Create quadrants using shapes (Insert > Shapes > Rectangle), then manually position product labels as circles—useful for small portfolios without complex calculations.

Tips & Tricks

  • Use consistent data units (percentages for growth and market share) to ensure accurate chart positioning.
  • Add bubble sizes proportional to revenue to give stakeholders immediate financial context on product importance.
  • Update your BCG Matrix annually or quarterly to track portfolio shifts and strategic progress.
  • Color-code products by category (e.g., region or division) for multi-dimensional insights.

Pro Tips

  • Set the X-axis midpoint at 1.0 (not 0) to properly represent relative market share where 1.0 = equal to largest competitor.
  • Use conditional formatting with data bars to highlight high-growth products in your source table, syncing visual emphasis across sheets.
  • Create a summary dashboard linking chart selections to profit/loss statements to justify strategic recommendations to executives.

Troubleshooting

Products not positioning correctly on the chart

Verify your relative market share calculation (your % ÷ competitor %). Check axis scaling: X-axis should range 0–2.0 and Y-axis –10% to +20%.

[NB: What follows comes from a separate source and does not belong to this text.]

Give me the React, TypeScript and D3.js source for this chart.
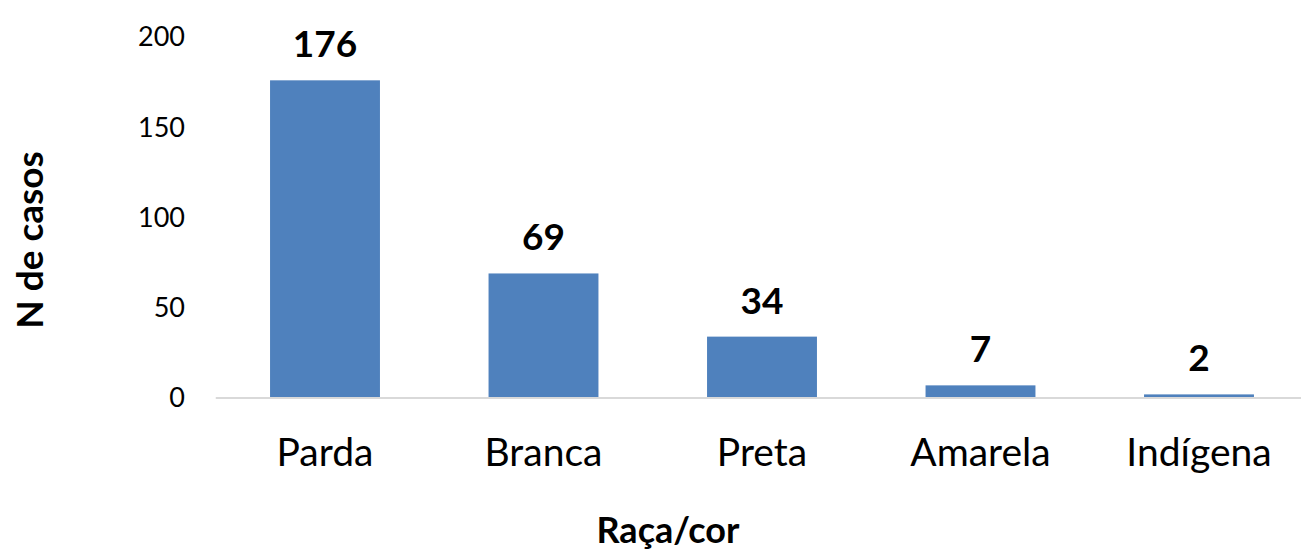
import React from "react";
import { scaleBand, scaleLinear } from "d3";

const categories = ["Parda", "Branca", "Preta", "Amarela", "Indígena"];
const casos = [176, 69, 34, 7, 2];
const yTicks = [0, 50, 100, 150, 200];

const FONT = "Lato, 'Open Sans', sans-serif";

export default function App() {
  const width = 1301;
  const height = 556;
  const plot = { left: 215.75, right: 1308.25, top: 37, bottom: 398 };

  const x = scaleBand<string>()
    .domain(categories)
    .range([plot.left, plot.right])
    .paddingInner(0.497)
    .paddingOuter(0.2485);
  const y = scaleLinear().domain([0, 200]).range([plot.bottom, plot.top]);

  return (
    <svg
      width={width}
      height={height}
      style={{ position: "absolute", left: 0, top: 0, background: "#fff" }}
    >
      {/* y tick labels */}
      {yTicks.map((t) => (
        <text
          key={t}
          x={185}
          y={y(t)}
          dy="0.35em"
          textAnchor="end"
          fontFamily={FONT}
          fontSize={27}
          fill="#000"
        >
          {t}
        </text>
      ))}

      {/* bars */}
      {categories.map((c, i) => (
        <g key={c}>
          <rect
            x={x(c)!}
            y={y(casos[i])}
            width={x.bandwidth()}
            height={y(0) - y(casos[i])}
            fill="#4F81BD"
          />
          <text
            x={x(c)! + x.bandwidth() / 2}
            y={y(casos[i]) - 23}
            textAnchor="middle"
            fontFamily={FONT}
            fontWeight="bold"
            fontSize={37}
            fill="#000"
          >
            {casos[i]}
          </text>
          <text
            x={x(c)! + x.bandwidth() / 2}
            y={466}
            textAnchor="middle"
            fontFamily={FONT}
            fontSize={39}
            fill="#000"
          >
            {c}
          </text>
        </g>
      ))}

      {/* x axis line */}
      <line
        x1={plot.left}
        x2={plot.right}
        y1={y(0)}
        y2={y(0)}
        stroke="#d9d9d9"
        strokeWidth={2}
      />

      {/* axis titles */}
      <text
        x={668}
        y={543}
        textAnchor="middle"
        fontFamily={FONT}
        fontWeight="bold"
        fontSize={36}
        fill="#000"
      >
        Raça/cor
      </text>
      <text
        transform="translate(43, 240) rotate(-90)"
        textAnchor="middle"
        fontFamily={FONT}
        fontWeight="bold"
        fontSize={37}
        fill="#000"
      >
        N de casos
      </text>
    </svg>
  );
}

Quadrant lines misaligned with data distribution

Use the actual median of your market growth rate (not 0%) and median relative market share (not 1.0) as dividers for balanced quadrants.

Labels overlapping on crowded charts

Reduce font size, use leader lines (Insert > Shapes > Connectors), or create a separate legend table linked to product codes instead of on-chart labels.

Related Excel Formulas

Frequently Asked Questions

What does each quadrant represent?
Stars (high growth, high share): invest heavily. Cash Cows (low growth, high share): milk profits. Question Marks (high growth, low share): selective investment. Dogs (low growth, low share): divest or reposition.
How do I calculate relative market share?
Divide your product's market share by your largest competitor's market share. If you have 20% and the leader has 15%, your relative share = 20÷15 = 1.33.
Should I use actual or forecast growth rates?
Use a blend: historical growth (2–3 years average) for stability and next-year forecast for forward strategy. This balances trend reliability with future positioning.
Can I include more than 4 products?
Yes, the BCG Matrix scales to any number of products using bubble or scatter charts. Bubble size can represent revenue or unit sales for additional dimensionality.
How often should I update the matrix?
Update quarterly for fast-moving markets or annually for stable industries. Link to your actual revenue and market share dashboards for real-time accuracy.